## Your instructions
Retype nothing but the lines from the start of the material up to and including the line with "bank_elev = [97.22, 97.49]". Pictures don't belong in the copy.

[start of Listed entries]

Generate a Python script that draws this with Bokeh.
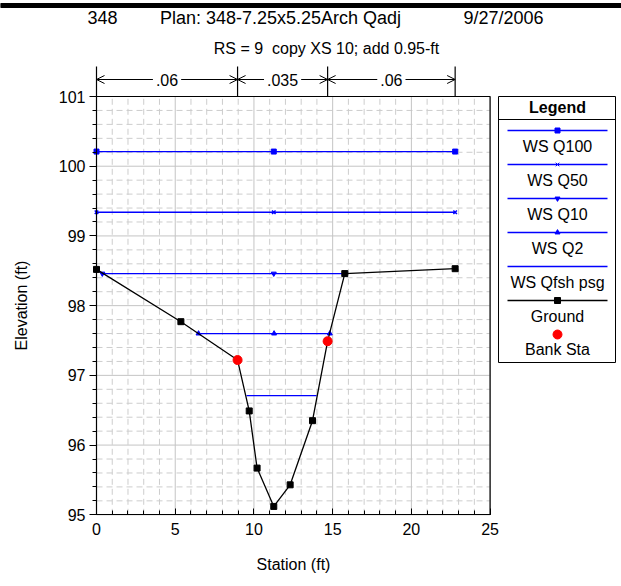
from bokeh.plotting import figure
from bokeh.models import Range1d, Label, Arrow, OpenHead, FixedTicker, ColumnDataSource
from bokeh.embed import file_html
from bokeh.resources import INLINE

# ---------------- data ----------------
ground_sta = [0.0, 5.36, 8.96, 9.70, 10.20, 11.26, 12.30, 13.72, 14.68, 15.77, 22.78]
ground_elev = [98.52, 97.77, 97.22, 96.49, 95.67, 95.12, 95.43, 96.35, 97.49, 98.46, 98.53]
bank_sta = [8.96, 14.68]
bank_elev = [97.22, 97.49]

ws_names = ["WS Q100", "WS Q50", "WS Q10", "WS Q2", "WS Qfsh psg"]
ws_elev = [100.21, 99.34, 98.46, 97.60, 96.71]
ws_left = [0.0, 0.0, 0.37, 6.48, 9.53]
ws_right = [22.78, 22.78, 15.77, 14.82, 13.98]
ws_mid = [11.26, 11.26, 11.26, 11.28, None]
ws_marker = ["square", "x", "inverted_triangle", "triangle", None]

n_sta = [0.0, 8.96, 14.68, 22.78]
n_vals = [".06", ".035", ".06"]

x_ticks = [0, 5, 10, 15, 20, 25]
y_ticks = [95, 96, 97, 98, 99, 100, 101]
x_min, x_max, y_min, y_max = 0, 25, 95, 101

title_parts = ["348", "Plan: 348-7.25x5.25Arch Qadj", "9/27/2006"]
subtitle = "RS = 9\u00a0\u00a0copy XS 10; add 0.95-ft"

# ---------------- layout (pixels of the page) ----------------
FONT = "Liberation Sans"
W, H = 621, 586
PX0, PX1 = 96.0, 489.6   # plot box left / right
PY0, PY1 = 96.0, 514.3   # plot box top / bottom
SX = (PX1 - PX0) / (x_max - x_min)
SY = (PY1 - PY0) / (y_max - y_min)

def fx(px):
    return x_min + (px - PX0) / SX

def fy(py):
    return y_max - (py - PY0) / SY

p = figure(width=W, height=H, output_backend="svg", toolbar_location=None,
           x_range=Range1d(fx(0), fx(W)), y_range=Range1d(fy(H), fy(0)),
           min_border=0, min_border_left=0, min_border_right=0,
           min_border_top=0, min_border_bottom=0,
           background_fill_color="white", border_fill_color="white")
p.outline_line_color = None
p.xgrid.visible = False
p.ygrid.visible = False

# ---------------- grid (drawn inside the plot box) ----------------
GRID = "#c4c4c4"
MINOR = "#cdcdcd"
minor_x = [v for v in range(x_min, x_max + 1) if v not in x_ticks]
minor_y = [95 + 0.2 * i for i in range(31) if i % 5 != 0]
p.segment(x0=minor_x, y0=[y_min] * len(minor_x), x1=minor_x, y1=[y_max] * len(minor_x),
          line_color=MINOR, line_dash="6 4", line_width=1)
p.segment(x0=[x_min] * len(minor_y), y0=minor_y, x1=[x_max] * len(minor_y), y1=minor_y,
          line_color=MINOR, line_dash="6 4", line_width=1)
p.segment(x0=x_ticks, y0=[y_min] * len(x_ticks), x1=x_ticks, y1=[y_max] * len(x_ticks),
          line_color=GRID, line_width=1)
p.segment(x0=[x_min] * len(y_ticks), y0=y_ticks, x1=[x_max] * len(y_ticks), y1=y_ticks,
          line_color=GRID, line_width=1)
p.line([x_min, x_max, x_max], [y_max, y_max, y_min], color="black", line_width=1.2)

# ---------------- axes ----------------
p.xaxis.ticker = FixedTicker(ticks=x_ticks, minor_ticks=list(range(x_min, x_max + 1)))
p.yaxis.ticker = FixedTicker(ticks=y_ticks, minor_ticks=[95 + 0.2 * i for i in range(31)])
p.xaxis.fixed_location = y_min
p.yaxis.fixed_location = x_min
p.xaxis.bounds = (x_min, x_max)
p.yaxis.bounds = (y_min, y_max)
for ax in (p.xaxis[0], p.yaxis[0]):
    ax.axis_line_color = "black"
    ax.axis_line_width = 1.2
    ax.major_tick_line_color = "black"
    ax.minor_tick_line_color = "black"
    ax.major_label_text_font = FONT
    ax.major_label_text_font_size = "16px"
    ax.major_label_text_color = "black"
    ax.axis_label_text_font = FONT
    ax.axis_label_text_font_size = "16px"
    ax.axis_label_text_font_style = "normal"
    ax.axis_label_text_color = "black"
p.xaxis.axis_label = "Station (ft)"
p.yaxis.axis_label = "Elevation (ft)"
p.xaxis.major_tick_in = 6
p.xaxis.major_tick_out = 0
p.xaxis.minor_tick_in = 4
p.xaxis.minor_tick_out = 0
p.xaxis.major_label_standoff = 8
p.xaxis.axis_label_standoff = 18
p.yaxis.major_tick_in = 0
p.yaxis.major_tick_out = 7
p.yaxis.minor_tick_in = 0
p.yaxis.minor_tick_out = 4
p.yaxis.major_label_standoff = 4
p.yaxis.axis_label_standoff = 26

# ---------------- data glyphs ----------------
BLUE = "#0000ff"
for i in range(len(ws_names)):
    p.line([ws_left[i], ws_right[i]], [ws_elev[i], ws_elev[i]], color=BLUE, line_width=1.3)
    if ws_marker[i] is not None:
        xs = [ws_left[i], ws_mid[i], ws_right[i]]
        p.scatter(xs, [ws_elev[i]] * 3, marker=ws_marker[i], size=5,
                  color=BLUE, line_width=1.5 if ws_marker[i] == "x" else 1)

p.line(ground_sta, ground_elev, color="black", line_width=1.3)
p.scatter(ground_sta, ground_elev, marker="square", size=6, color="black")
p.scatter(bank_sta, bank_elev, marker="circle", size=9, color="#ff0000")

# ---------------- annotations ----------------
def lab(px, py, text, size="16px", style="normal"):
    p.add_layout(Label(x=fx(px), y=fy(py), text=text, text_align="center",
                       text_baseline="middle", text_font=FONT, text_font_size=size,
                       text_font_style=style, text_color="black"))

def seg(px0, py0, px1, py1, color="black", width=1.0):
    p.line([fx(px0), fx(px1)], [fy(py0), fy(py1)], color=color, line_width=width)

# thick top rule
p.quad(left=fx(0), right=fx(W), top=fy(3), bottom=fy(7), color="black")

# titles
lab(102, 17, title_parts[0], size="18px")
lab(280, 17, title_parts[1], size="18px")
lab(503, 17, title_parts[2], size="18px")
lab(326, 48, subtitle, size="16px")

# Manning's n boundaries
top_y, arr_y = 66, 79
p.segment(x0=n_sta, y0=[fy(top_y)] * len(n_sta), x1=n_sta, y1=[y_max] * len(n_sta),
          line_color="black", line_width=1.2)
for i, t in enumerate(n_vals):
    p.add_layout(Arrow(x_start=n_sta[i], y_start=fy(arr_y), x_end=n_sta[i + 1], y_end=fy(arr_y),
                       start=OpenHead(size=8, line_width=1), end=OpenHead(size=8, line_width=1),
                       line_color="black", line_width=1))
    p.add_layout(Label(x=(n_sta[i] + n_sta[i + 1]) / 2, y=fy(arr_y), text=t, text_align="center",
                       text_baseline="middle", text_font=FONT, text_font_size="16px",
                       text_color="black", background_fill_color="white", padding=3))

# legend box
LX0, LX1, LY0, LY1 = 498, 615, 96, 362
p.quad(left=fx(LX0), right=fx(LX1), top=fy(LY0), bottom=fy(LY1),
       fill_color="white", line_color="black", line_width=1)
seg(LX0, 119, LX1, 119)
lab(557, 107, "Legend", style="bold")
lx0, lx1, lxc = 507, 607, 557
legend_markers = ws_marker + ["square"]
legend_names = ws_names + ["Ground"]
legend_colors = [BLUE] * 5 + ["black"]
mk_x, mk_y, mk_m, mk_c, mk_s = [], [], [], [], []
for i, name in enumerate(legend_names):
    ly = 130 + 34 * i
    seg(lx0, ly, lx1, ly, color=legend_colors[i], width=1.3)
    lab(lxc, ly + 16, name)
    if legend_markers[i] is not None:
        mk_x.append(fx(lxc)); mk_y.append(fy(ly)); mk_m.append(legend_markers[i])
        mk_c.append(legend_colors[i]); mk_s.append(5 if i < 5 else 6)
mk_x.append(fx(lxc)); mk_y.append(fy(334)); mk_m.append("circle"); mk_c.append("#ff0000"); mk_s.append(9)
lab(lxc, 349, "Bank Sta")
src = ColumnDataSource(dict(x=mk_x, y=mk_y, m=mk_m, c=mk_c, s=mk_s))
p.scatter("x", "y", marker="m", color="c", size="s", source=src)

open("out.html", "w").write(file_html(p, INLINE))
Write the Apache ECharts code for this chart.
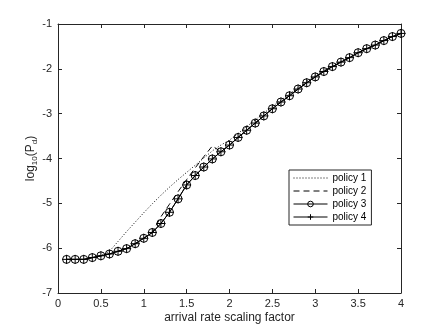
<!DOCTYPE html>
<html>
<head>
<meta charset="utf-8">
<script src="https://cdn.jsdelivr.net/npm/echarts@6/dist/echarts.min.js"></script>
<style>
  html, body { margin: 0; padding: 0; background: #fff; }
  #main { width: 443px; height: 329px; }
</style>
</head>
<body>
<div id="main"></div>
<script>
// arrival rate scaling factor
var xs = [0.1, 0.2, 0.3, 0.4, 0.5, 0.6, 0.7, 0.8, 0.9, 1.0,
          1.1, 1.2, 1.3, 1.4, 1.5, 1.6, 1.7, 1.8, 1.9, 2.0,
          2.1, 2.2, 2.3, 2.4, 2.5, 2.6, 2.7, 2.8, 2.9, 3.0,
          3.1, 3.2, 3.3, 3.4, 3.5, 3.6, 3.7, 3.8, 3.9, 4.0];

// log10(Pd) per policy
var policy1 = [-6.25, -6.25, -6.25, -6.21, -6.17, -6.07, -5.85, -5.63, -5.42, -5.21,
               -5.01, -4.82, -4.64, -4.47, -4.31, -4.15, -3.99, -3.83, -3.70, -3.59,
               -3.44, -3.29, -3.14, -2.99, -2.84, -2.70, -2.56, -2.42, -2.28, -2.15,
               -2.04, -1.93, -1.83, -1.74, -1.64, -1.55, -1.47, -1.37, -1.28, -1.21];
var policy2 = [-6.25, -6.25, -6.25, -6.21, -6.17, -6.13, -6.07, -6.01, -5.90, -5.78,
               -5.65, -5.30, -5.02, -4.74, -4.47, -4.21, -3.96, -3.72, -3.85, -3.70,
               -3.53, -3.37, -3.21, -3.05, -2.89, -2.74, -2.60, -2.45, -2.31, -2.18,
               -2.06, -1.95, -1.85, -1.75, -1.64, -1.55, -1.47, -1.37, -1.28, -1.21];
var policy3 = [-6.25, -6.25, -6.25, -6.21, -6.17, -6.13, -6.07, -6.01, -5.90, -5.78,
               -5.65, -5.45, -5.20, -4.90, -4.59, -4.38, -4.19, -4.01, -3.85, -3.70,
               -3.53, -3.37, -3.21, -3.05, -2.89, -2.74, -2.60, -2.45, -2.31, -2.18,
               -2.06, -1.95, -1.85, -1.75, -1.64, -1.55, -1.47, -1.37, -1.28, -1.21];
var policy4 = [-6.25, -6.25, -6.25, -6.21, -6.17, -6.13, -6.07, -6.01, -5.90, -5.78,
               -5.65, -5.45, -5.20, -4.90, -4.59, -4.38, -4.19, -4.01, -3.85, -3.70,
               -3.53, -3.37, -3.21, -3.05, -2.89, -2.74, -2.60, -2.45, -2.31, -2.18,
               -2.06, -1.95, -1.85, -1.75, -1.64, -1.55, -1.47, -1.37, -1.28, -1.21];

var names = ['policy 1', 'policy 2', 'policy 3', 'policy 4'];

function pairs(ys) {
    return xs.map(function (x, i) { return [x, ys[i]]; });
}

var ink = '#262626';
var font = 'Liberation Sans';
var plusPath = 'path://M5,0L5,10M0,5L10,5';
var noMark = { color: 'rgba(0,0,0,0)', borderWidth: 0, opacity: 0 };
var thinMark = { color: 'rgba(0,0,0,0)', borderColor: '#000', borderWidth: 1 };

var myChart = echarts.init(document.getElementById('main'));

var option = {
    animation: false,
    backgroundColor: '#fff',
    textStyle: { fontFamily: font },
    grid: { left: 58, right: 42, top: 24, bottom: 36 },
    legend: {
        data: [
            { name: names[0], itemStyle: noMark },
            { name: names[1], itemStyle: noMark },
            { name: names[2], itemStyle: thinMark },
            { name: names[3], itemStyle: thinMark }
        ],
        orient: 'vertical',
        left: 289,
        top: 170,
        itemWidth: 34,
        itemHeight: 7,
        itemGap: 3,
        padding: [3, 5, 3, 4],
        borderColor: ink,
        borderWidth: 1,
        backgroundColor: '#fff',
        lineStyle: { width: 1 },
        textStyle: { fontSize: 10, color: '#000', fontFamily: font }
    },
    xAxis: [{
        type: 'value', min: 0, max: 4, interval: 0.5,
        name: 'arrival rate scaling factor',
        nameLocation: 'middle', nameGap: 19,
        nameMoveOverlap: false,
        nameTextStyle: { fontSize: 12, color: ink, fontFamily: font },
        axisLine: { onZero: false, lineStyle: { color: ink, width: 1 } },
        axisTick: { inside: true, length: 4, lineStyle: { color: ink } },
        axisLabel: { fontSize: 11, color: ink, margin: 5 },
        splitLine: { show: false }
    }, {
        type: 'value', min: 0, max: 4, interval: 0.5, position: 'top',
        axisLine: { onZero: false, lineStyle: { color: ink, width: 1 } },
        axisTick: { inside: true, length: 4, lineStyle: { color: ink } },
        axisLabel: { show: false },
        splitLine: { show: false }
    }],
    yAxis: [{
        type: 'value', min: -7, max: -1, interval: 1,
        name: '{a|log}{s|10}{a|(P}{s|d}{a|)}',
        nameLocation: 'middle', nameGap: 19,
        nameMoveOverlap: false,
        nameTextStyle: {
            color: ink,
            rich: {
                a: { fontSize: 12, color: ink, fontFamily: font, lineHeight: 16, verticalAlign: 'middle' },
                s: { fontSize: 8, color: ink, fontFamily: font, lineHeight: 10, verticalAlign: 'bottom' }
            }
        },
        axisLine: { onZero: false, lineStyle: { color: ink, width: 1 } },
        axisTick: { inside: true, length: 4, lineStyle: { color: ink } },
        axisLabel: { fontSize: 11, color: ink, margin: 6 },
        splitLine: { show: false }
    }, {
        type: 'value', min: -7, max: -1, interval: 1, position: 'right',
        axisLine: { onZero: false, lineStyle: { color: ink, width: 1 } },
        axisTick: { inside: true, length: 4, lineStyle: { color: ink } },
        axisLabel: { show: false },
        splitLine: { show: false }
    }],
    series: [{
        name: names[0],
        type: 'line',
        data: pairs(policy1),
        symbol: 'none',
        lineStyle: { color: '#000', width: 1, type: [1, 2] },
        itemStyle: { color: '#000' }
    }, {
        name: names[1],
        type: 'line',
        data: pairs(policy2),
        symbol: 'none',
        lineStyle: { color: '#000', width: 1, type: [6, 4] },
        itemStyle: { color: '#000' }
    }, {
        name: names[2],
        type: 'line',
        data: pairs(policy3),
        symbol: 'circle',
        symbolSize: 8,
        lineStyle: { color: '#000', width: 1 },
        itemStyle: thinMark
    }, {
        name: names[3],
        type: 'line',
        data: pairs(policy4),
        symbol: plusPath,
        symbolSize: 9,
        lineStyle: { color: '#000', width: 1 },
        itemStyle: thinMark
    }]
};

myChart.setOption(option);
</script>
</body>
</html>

[end of Listed entries]

## Reply to the exercise
Generate a Python script that draws this with Bokeh.
from bokeh.plotting import figure
from bokeh.models import Range1d, Label, Arrow, OpenHead, FixedTicker, ColumnDataSource
from bokeh.embed import file_html
from bokeh.resources import INLINE

# ---------------- data ----------------
ground_sta = [0.0, 5.36, 8.96, 9.70, 10.20, 11.26, 12.30, 13.72, 14.68, 15.77, 22.78]
ground_elev = [98.52, 97.77, 97.22, 96.49, 95.67, 95.12, 95.43, 96.35, 97.49, 98.46, 98.53]
bank_sta = [8.96, 14.68]
bank_elev = [97.22, 97.49]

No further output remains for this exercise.